▶ The problem: Using the material below, copy every line where "chart" appears.

▶ Given information:
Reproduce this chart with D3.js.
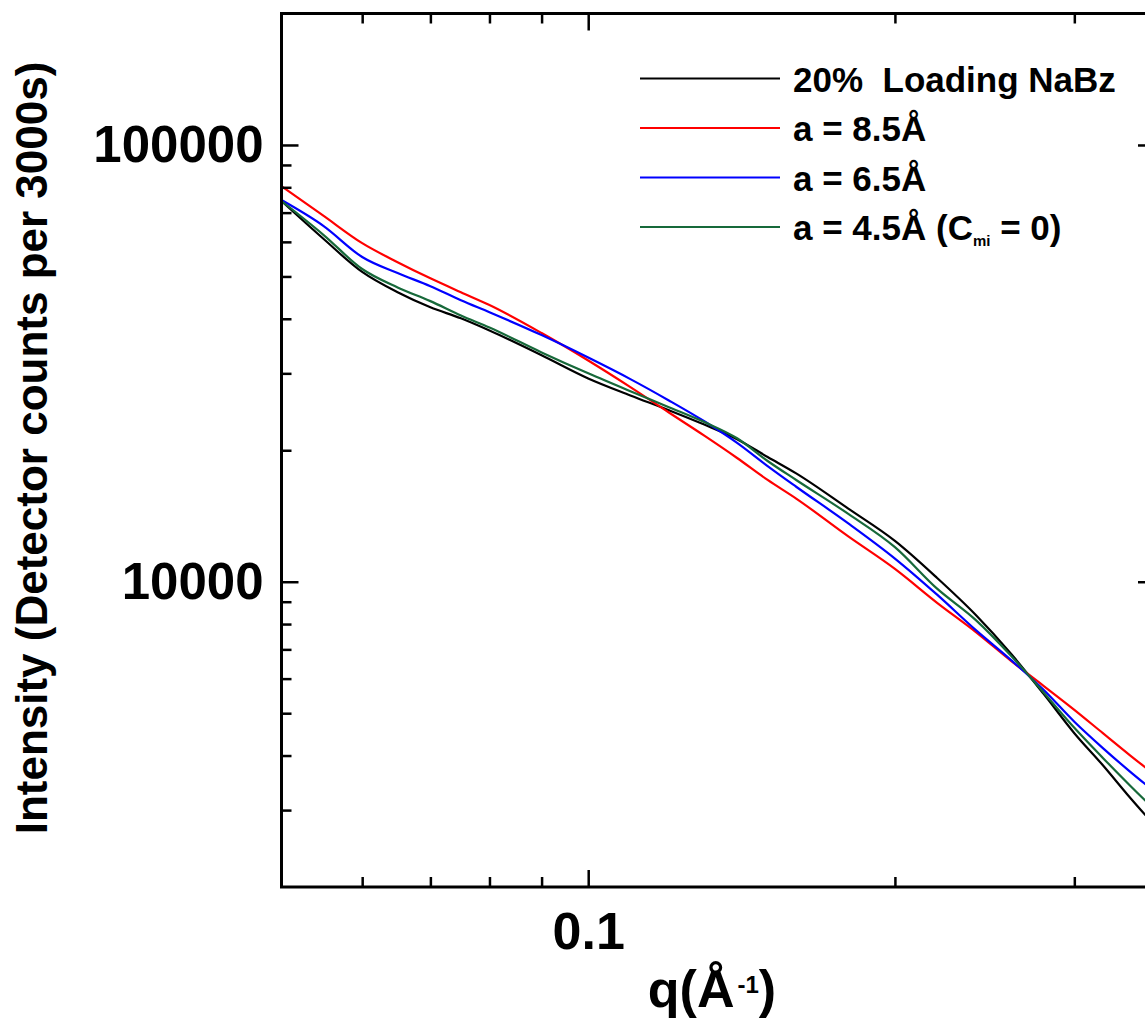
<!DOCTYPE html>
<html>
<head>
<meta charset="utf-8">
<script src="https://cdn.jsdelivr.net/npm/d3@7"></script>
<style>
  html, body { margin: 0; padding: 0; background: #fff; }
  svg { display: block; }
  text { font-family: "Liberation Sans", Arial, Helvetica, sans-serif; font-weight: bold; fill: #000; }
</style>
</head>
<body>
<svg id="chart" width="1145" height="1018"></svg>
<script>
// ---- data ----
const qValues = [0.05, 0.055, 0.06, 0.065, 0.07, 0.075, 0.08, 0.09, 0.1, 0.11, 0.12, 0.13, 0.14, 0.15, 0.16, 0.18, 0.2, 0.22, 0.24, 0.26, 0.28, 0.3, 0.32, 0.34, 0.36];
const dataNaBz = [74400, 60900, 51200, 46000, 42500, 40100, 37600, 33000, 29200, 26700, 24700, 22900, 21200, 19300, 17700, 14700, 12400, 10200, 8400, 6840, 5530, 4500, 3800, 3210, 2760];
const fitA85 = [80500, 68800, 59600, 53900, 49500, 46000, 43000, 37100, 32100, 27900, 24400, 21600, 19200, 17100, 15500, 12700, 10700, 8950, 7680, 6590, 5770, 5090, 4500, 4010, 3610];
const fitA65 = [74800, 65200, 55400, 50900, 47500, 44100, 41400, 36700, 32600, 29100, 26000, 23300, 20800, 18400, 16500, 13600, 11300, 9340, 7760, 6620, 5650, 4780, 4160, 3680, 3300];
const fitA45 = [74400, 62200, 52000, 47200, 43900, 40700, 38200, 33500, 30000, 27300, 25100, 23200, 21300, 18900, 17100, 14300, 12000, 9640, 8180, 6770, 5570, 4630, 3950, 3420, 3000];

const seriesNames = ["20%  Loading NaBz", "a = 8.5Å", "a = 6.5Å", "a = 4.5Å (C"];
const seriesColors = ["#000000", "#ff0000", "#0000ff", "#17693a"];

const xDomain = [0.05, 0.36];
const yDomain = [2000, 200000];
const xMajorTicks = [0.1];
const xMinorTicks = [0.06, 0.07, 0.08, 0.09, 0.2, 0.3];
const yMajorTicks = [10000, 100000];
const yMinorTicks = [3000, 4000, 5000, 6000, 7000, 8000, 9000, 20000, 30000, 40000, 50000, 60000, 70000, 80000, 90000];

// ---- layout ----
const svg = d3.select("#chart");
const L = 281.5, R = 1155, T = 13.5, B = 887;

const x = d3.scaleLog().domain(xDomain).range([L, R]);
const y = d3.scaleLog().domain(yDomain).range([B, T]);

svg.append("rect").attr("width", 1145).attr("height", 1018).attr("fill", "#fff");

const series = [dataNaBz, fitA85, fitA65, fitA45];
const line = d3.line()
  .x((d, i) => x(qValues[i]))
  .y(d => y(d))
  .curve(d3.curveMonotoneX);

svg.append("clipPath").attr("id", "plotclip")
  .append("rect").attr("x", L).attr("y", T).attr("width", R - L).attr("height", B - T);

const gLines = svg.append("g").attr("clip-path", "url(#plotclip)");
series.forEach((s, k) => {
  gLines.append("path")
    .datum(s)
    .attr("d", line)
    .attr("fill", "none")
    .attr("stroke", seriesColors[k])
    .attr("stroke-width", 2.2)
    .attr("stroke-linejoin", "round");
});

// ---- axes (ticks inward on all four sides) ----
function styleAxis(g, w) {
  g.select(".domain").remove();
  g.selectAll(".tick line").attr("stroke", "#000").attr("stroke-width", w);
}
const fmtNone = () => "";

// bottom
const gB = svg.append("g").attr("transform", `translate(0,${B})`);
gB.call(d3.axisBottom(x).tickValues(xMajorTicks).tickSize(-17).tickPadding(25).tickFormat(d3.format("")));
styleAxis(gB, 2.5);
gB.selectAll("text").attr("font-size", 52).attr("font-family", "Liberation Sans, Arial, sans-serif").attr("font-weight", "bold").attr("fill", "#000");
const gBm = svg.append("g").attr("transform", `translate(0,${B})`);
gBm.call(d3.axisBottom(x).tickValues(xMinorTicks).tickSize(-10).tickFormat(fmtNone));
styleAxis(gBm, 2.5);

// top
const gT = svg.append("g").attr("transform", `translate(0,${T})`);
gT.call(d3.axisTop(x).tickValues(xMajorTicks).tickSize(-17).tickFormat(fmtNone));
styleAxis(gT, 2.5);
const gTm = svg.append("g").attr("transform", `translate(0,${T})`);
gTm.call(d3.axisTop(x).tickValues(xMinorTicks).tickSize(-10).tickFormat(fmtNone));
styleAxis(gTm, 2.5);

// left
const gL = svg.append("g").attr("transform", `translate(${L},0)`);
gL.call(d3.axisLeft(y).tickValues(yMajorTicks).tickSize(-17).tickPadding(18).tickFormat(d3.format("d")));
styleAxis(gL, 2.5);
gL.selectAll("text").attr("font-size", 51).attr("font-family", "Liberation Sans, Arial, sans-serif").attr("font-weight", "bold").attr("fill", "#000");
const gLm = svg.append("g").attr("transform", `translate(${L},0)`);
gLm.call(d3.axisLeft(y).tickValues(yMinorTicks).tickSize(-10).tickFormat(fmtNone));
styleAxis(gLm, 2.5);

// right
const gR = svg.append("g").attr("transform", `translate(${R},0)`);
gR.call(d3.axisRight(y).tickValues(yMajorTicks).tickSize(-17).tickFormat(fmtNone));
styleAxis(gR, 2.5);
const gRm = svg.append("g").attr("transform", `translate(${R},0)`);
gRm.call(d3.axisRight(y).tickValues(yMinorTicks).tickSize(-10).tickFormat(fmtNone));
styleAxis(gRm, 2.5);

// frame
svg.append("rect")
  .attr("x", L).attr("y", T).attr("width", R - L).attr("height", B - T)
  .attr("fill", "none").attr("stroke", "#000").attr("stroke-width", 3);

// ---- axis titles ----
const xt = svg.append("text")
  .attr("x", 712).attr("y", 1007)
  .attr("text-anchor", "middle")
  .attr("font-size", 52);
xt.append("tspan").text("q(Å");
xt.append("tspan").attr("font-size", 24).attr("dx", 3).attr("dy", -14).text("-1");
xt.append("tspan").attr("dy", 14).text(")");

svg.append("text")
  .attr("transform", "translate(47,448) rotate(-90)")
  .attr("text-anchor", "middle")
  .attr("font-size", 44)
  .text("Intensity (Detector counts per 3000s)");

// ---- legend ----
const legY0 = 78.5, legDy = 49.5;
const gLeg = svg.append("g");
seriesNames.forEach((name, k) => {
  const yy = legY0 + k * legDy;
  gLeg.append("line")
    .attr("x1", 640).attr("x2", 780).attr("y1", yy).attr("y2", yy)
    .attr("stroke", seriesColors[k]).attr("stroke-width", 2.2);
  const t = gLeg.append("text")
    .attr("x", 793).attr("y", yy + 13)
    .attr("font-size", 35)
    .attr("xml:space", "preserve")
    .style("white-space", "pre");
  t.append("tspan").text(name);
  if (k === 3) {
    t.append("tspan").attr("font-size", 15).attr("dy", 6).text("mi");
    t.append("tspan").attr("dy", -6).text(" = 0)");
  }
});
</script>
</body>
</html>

▶ Solution:
Reproduce this chart with D3.js.
<svg id="chart" width="1145" height="1018"></svg>
const svg = d3.select("#chart");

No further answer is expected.